Believe in Ideas: Dream for Big

by shariff mohammed | Dec 04, 2016

How do you see the vision 2030 and to what extent it can motivate the young entrepreneurs of Saudi Arabia?

Big and broad visions produce big change. If we look at the global experiences, it shows us that large and complex success stories began with such visions. The experience of Singapore, for example, began with the vision of its leader who transformed a small island into a highly successful economy as well as a global commercial center. Saudi Arabia’s Vision 2030 is a comprehensive one which seeks to transform the entire state into a new country that ranks high among the developed nations. It is unfair to reduce Vision 2030 only to its economic side. The vision also address social, humanitarian, developmental, military, and performance aspects.

I think there are critical aspects of this vision that have yet to gain full attention. Social values, as the vision states that it will be based on moderation, tolerance, perfection, discipline, justice, and transparency, and our focus will be on achieving growth of these values and areas. These are important elements for the next stage as the vision seeks to achieve a productive society rather than a consuming one. The principles of tolerance and moderation are a cure for many social phenomena that arise from those whose aim is to spread extremism and radicalization.

Deputy Crown Prince Mohammed Bin Salman, the architect of Vision 2030, has revealed his expectations for the future of Saudi Arabia in several press interviews with the international media. These expectations and aspirations carry high hopes for future Saudi generations. On a personal level, I agree with most of what he proposed, but I disagree with him on the subject of women driving. That it is a social issue which the Saudi society must deal with. I believe that the time has come and is ripe for that issue to be resolved.

The vision focuses on transparency and good governance, and eliminating leniency or tolerance for corruption at any level. This is critical to defeating corruption and is being increasingly demanded by the public. The fact that the vision speaks directly about this is the first step to fighting it. As we know, recognition of a problem’s existence is half the solution. The vision also speaks of detailed reviews of all government structures and procedures so as to ensure clear separation between the decision-making process, the implementation, and the monitoring of such implementation and performance. This is very important as it guarantees transparency in monitoring performance and achieving results.

There is the oft-repeated problem of stalled projects — not only construction projects but also administrative ones. This has been discussed widely in both the print and social media. It is evident that the vision recognizes this, and so it includes establishing an office for the administration of projects at the Council of Economic and Developmental Affairs. That will be an office to oversee project completion and, perhaps where needed, rapid intervention. This innovative approach guarantees the adoption of scientific principles in project administration.

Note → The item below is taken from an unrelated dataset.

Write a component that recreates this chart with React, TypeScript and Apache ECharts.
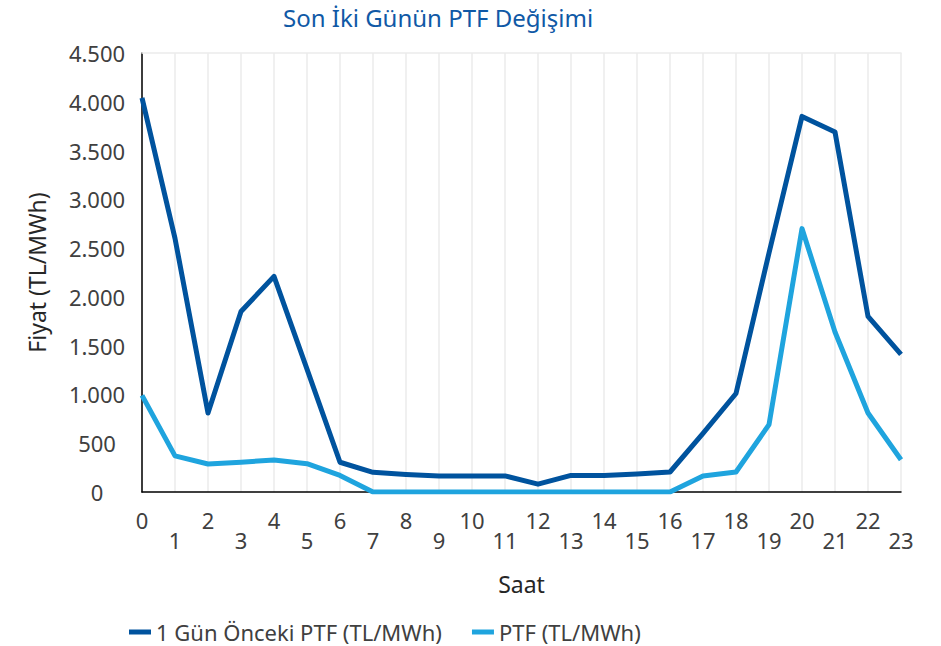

How do you see the present crisis of contracting sector?

The contracting and construction sectors are more vulnerable to the crisis. Always it will be the first to get affected and last to recover. We have seen the peak in the past three years including current year, however, in the second quarter it started showing the dip. Huge public projects and social development projects injected massive cash flow into this sector. Decline in oil prices have dropped the projects and it started affecting  the construction sector. However, the liquidity remained strong in the Kingdom, that was the beauty of doing business in the Kingdom. All other GCC countries have been reeling in bad situation. Saudi Arabia is stable despite some kickbacks. The Kingdom has young population and it is growing at faster rate. So growing population require housing. More schools and universities are required to meet the social demand.

What is your message to the young entrepreneurs of the Kingdom?

Personally, I feel glad to see Saudi young graduates getting into actual job markets, now they are capable of competing with the standards. The saudiazation program is one of the successful idea and this has opened new avenues of jobs for Saudi youths. Now they are able to see lots of opportunities after the NITAQAT program is implemented. Of course they need training, and we are also committed to give them training to empower them. Though we may face some challenges in the beginning, proper training would give you good results. We have experienced that in our company, we gave them good training and now they are competent employees of the company. There are lots of areas where little training would give you better results. Different government and private agencies should concentrate on more training, so that our young generation can be prepared for the modern market demands.